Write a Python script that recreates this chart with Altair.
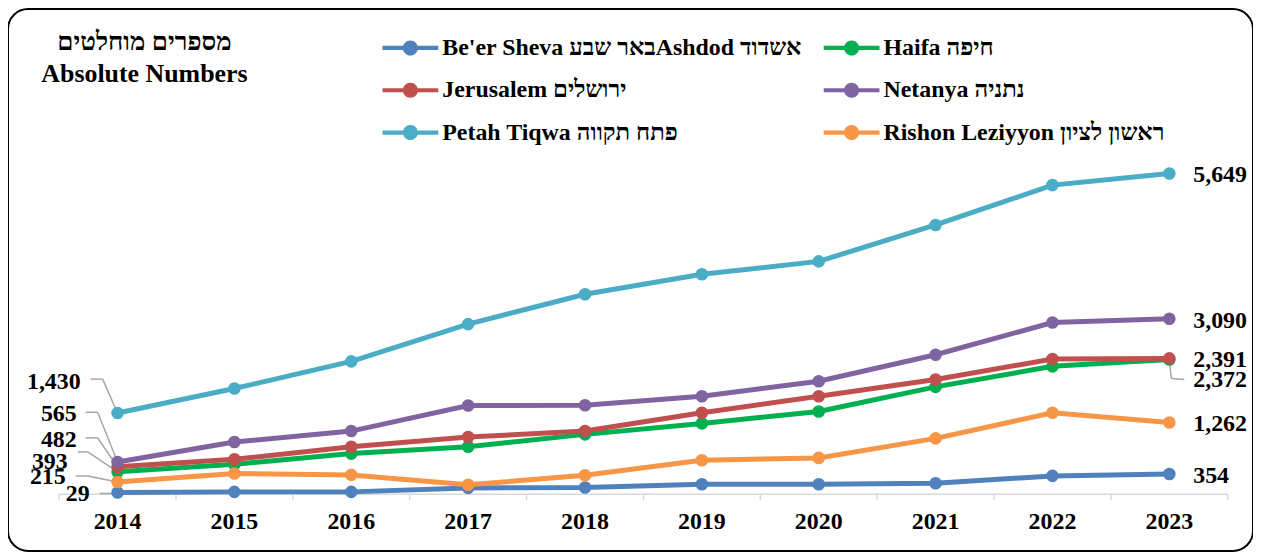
import altair as alt
import pandas as pd

# ---------------- data ----------------
years = [2014, 2015, 2016, 2017, 2018, 2019, 2020, 2021, 2022, 2023]
series_names = [
    "Be'er Sheva באר שבעAshdod  אשדוד",
    "Haifa חיפה",
    "Jerusalem ירושלים",
    "Netanya נתניה",
    "Petah Tiqwa פתח תקווה",
    "Rishon Leziyyon ראשון לציון",
]
series_colors = ["#4f81bd", "#00b050", "#c0504d", "#8064a2", "#4bacc6", "#f79646"]

beer_sheva = [29, 40, 40, 110, 117, 175, 175, 193, 321, 354]
haifa = [393, 526, 714, 836, 1053, 1246, 1456, 1889, 2251, 2372]
jerusalem = [482, 614, 836, 1006, 1111, 1433, 1725, 2018, 2380, 2391]
netanya = [565, 918, 1111, 1561, 1567, 1725, 1988, 2456, 3023, 3090]
petah_tiqwa = [1430, 1860, 2339, 2995, 3521, 3872, 4100, 4742, 5444, 5649]
rishon = [215, 363, 339, 164, 333, 596, 638, 982, 1433, 1262]

series_values = [beer_sheva, haifa, jerusalem, netanya, petah_tiqwa, rishon]
title_lines = ["מספרים מוחלטים", "Absolute Numbers"]

# ---------------- layout / style (pixels) ----------------
W, H = 1250, 544
FONT = "Liberation Serif, DejaVu Sans"
LABEL_SIZE = 24

# label placement for first-year labels: (label right-edge dx, label dy, elbow, end)
left_label_layout = {
    4: (-37, -31, (-15, -34), (-27, -34)),
    3: (-41, -48, (-20, -50), (-32, -50)),
    2: (-41, -27, (-20, -29), (-32, -29)),
    1: (-50, -10, (-30, -20), (-40, -20)),
    5: (-52, -5, (-30, -6), (-42, -6)),
    0: (-28, 2, (-5, 1), (-18, 1)),
}
# last-year labels: (dx, dy, leader or None)
right_label_layout = {
    4: (24, 2, None),
    3: (24, 2, None),
    2: (24, 2, None),
    1: (24, 21, ((2, 19), (15, 20))),
    5: (24, 2, None),
    0: (24, 2, None),
}

rows = []
for name, vals in zip(series_names, series_values):
    for yr, v in zip(years, vals):
        rows.append({"series": name, "year": yr, "value": v, "label": f"{v:,}"})
df = pd.DataFrame(rows)

xs = alt.Scale(domain=[2013.0625, 2023.716], nice=False, zero=False)
ys = alt.Scale(domain=[-1000, 8544], nice=False, zero=False)

X = lambda f="year": alt.X(f"{f}:Q", scale=xs, axis=None)
Y = lambda f="value": alt.Y(f"{f}:Q", scale=ys, axis=None)

# legend is filled column by column: order entries so rows read like the reference
legend_order = series_names[0::2] + series_names[1::2]
legend_colors = [series_colors[series_names.index(n)] for n in legend_order]

legend_path = ("M-2,-0.15L2,-0.15L2,0.15L-2,0.15Z "
               "M0.54,0A0.54,0.54,0,1,1,-0.54,0A0.54,0.54,0,1,1,0.54,0Z")
legend = alt.Legend(
    orient="none", legendX=390, legendY=25, columns=2, title=None,
    symbolType=legend_path, symbolSize=784, symbolStrokeWidth=0,
    symbolOpacity=1, labelFont=FONT, labelFontSize=24, labelFontWeight="bold",
    labelColor="black", labelOffset=18, labelLimit=600, columnPadding=15,
    rowPadding=16.5, padding=0,
)
fill_enc = alt.Fill("series:N", scale=alt.Scale(domain=legend_order, range=legend_colors),
                    legend=legend)

layers = []

# x axis (category axis with ticks between years)
axis_df = pd.DataFrame({"x": [years[0] - 0.5], "x2": [years[-1] + 0.5], "zero": [0]})
layers.append(alt.Chart(axis_df).mark_rule(color="#d9d9d9", strokeWidth=1.5).encode(
    x=X("x"), x2="x2", y=Y("zero")))
tick_df = pd.DataFrame({"pos": [y - 0.5 for y in years] + [years[-1] + 0.5]})
tick_df["zero"] = 0
layers.append(alt.Chart(tick_df).mark_rule(color="#d9d9d9", strokeWidth=1.5, y2Offset=6).encode(
    x=X("pos"), y=Y("zero"), y2="zero"))
year_df = pd.DataFrame({"year": years, "txt": [str(y) for y in years], "zero": 0})
layers.append(alt.Chart(year_df).mark_text(
    font=FONT, fontSize=LABEL_SIZE, fontWeight="bold", color="black", dy=28, baseline="middle"
).encode(x=X(), y=Y("zero"), text="txt:N"))

# leader lines
for idx, (ldx, ldy, elbow, end) in left_label_layout.items():
    d = df[(df.series == series_names[idx]) & (df.year == years[0])]
    layers.append(alt.Chart(d).mark_rule(color="#a6a6a6", strokeWidth=1.5,
                                         x2Offset=elbow[0], y2Offset=elbow[1]).encode(
        x=X(), x2="year", y=Y(), y2="value"))
    layers.append(alt.Chart(d).mark_rule(color="#a6a6a6", strokeWidth=1.5,
                                         xOffset=elbow[0], yOffset=elbow[1],
                                         x2Offset=end[0], y2Offset=end[1]).encode(
        x=X(), x2="year", y=Y(), y2="value"))
for idx, (rdx, rdy, leader) in right_label_layout.items():
    if leader is None:
        continue
    elbow, end = leader
    d = df[(df.series == series_names[idx]) & (df.year == years[-1])]
    layers.append(alt.Chart(d).mark_rule(color="#a6a6a6", strokeWidth=1.5,
                                         x2Offset=elbow[0], y2Offset=elbow[1]).encode(
        x=X(), x2="year", y=Y(), y2="value"))
    layers.append(alt.Chart(d).mark_rule(color="#a6a6a6", strokeWidth=1.5,
                                         xOffset=elbow[0], yOffset=elbow[1],
                                         x2Offset=end[0], y2Offset=end[1]).encode(
        x=X(), x2="year", y=Y(), y2="value"))

# series: line then markers, in legend order
for name, col in zip(series_names, series_colors):
    d = df[df.series == name]
    layers.append(alt.Chart(d).mark_line(color=col, strokeWidth=5).encode(
        x=X(), y=Y(), order="year:Q"))
    layers.append(alt.Chart(d).mark_circle(size=160, opacity=1).encode(
        x=X(), y=Y(), fill=fill_enc))

# value labels
for idx, (ldx, ldy, elbow, end) in left_label_layout.items():
    d = df[(df.series == series_names[idx]) & (df.year == years[0])]
    layers.append(alt.Chart(d).mark_text(
        font=FONT, fontSize=LABEL_SIZE, fontWeight="bold", color="black",
        align="right", baseline="middle", dx=ldx, dy=ldy
    ).encode(x=X(), y=Y(), text="label:N"))
for idx, (rdx, rdy, leader) in right_label_layout.items():
    d = df[(df.series == series_names[idx]) & (df.year == years[-1])]
    layers.append(alt.Chart(d).mark_text(
        font=FONT, fontSize=LABEL_SIZE, fontWeight="bold", color="black",
        align="left", baseline="middle", dx=rdx, dy=rdy
    ).encode(x=X(), y=Y(), text="label:N"))

chart = alt.layer(*layers).properties(
    width=W, height=H,
    autosize=alt.AutoSizeParams(type="none"),
    padding=0,
    title=alt.TitleParams(
        text=title_lines, anchor="start", align="center", dx=137, dy=78,
        font=FONT, fontSize=26, fontWeight="bold", color="black",
        baseline="top", lineHeight=32, frame="group", offset=0, orient="top",
    ),
).configure_view(stroke="black", strokeWidth=2, cornerRadius=20)

chart.save("out.html", embed_options={"renderer": "svg", "actions": False})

^^^^

Request: All of the data above should be transcribed verbatim, with pictures omitted.

Expected answer:
Write a Python script that recreates this chart with Altair.
import altair as alt
import pandas as pd

# ---------------- data ----------------
years = [2014, 2015, 2016, 2017, 2018, 2019, 2020, 2021, 2022, 2023]
series_names = [
    "Be'er Sheva באר שבעAshdod  אשדוד",
    "Haifa חיפה",
    "Jerusalem ירושלים",
    "Netanya נתניה",
    "Petah Tiqwa פתח תקווה",
    "Rishon Leziyyon ראשון לציון",
]
series_colors = ["#4f81bd", "#00b050", "#c0504d", "#8064a2", "#4bacc6", "#f79646"]

beer_sheva = [29, 40, 40, 110, 117, 175, 175, 193, 321, 354]
haifa = [393, 526, 714, 836, 1053, 1246, 1456, 1889, 2251, 2372]
jerusalem = [482, 614, 836, 1006, 1111, 1433, 1725, 2018, 2380, 2391]
netanya = [565, 918, 1111, 1561, 1567, 1725, 1988, 2456, 3023, 3090]
petah_tiqwa = [1430, 1860, 2339, 2995, 3521, 3872, 4100, 4742, 5444, 5649]
rishon = [215, 363, 339, 164, 333, 596, 638, 982, 1433, 1262]

series_values = [beer_sheva, haifa, jerusalem, netanya, petah_tiqwa, rishon]
title_lines = ["מספרים מוחלטים", "Absolute Numbers"]

# ---------------- layout / style (pixels) ----------------
W, H = 1250, 544
FONT = "Liberation Serif, DejaVu Sans"
LABEL_SIZE = 24

# label placement for first-year labels: (label right-edge dx, label dy, elbow, end)
left_label_layout = {
    4: (-37, -31, (-15, -34), (-27, -34)),
    3: (-41, -48, (-20, -50), (-32, -50)),
    2: (-41, -27, (-20, -29), (-32, -29)),
    1: (-50, -10, (-30, -20), (-40, -20)),
    5: (-52, -5, (-30, -6), (-42, -6)),
    0: (-28, 2, (-5, 1), (-18, 1)),
}
# last-year labels: (dx, dy, leader or None)
right_label_layout = {
    4: (24, 2, None),
    3: (24, 2, None),
    2: (24, 2, None),
    1: (24, 21, ((2, 19), (15, 20))),
    5: (24, 2, None),
    0: (24, 2, None),
}

rows = []
for name, vals in zip(series_names, series_values):
    for yr, v in zip(years, vals):
        rows.append({"series": name, "year": yr, "value": v, "label": f"{v:,}"})
df = pd.DataFrame(rows)

xs = alt.Scale(domain=[2013.0625, 2023.716], nice=False, zero=False)
ys = alt.Scale(domain=[-1000, 8544], nice=False, zero=False)

X = lambda f="year": alt.X(f"{f}:Q", scale=xs, axis=None)
Y = lambda f="value": alt.Y(f"{f}:Q", scale=ys, axis=None)

# legend is filled column by column: order entries so rows read like the reference
legend_order = series_names[0::2] + series_names[1::2]
legend_colors = [series_colors[series_names.index(n)] for n in legend_order]

legend_path = ("M-2,-0.15L2,-0.15L2,0.15L-2,0.15Z "
               "M0.54,0A0.54,0.54,0,1,1,-0.54,0A0.54,0.54,0,1,1,0.54,0Z")
legend = alt.Legend(
    orient="none", legendX=390, legendY=25, columns=2, title=None,
    symbolType=legend_path, symbolSize=784, symbolStrokeWidth=0,
    symbolOpacity=1, labelFont=FONT, labelFontSize=24, labelFontWeight="bold",
    labelColor="black", labelOffset=18, labelLimit=600, columnPadding=15,
    rowPadding=16.5, padding=0,
)
fill_enc = alt.Fill("series:N", scale=alt.Scale(domain=legend_order, range=legend_colors),
                    legend=legend)

layers = []

# x axis (category axis with ticks between years)
axis_df = pd.DataFrame({"x": [years[0] - 0.5], "x2": [years[-1] + 0.5], "zero": [0]})
layers.append(alt.Chart(axis_df).mark_rule(color="#d9d9d9", strokeWidth=1.5).encode(
    x=X("x"), x2="x2", y=Y("zero")))
tick_df = pd.DataFrame({"pos": [y - 0.5 for y in years] + [years[-1] + 0.5]})
tick_df["zero"] = 0
layers.append(alt.Chart(tick_df).mark_rule(color="#d9d9d9", strokeWidth=1.5, y2Offset=6).encode(
    x=X("pos"), y=Y("zero"), y2="zero"))
year_df = pd.DataFrame({"year": years, "txt": [str(y) for y in years], "zero": 0})
layers.append(alt.Chart(year_df).mark_text(
    font=FONT, fontSize=LABEL_SIZE, fontWeight="bold", color="black", dy=28, baseline="middle"
).encode(x=X(), y=Y("zero"), text="txt:N"))

# leader lines
for idx, (ldx, ldy, elbow, end) in left_label_layout.items():
    d = df[(df.series == series_names[idx]) & (df.year == years[0])]
    layers.append(alt.Chart(d).mark_rule(color="#a6a6a6", strokeWidth=1.5,
                                         x2Offset=elbow[0], y2Offset=elbow[1]).encode(
        x=X(), x2="year", y=Y(), y2="value"))
    layers.append(alt.Chart(d).mark_rule(color="#a6a6a6", strokeWidth=1.5,
                                         xOffset=elbow[0], yOffset=elbow[1],
                                         x2Offset=end[0], y2Offset=end[1]).encode(
        x=X(), x2="year", y=Y(), y2="value"))
for idx, (rdx, rdy, leader) in right_label_layout.items():
    if leader is None:
        continue
    elbow, end = leader
    d = df[(df.series == series_names[idx]) & (df.year == years[-1])]
    layers.append(alt.Chart(d).mark_rule(color="#a6a6a6", strokeWidth=1.5,
                                         x2Offset=elbow[0], y2Offset=elbow[1]).encode(
        x=X(), x2="year", y=Y(), y2="value"))
    layers.append(alt.Chart(d).mark_rule(color="#a6a6a6", strokeWidth=1.5,
                                         xOffset=elbow[0], yOffset=elbow[1],
                                         x2Offset=end[0], y2Offset=end[1]).encode(
        x=X(), x2="year", y=Y(), y2="value"))

# series: line then markers, in legend order
for name, col in zip(series_names, series_colors):
    d = df[df.series == name]
    layers.append(alt.Chart(d).mark_line(color=col, strokeWidth=5).encode(
        x=X(), y=Y(), order="year:Q"))
    layers.append(alt.Chart(d).mark_circle(size=160, opacity=1).encode(
        x=X(), y=Y(), fill=fill_enc))

# value labels
for idx, (ldx, ldy, elbow, end) in left_label_layout.items():
    d = df[(df.series == series_names[idx]) & (df.year == years[0])]
    layers.append(alt.Chart(d).mark_text(
        font=FONT, fontSize=LABEL_SIZE, fontWeight="bold", color="black",
        align="right", baseline="middle", dx=ldx, dy=ldy
    ).encode(x=X(), y=Y(), text="label:N"))
for idx, (rdx, rdy, leader) in right_label_layout.items():
    d = df[(df.series == series_names[idx]) & (df.year == years[-1])]
    layers.append(alt.Chart(d).mark_text(
        font=FONT, fontSize=LABEL_SIZE, fontWeight="bold", color="black",
        align="left", baseline="middle", dx=rdx, dy=rdy
    ).encode(x=X(), y=Y(), text="label:N"))

chart = alt.layer(*layers).properties(
    width=W, height=H,
    autosize=alt.AutoSizeParams(type="none"),
    padding=0,
    title=alt.TitleParams(
        text=title_lines, anchor="start", align="center", dx=137, dy=78,
        font=FONT, fontSize=26, fontWeight="bold", color="black",
        baseline="top", lineHeight=32, frame="group", offset=0, orient="top",
    ),
).configure_view(stroke="black", strokeWidth=2, cornerRadius=20)

chart.save("out.html", embed_options={"renderer": "svg", "actions": False})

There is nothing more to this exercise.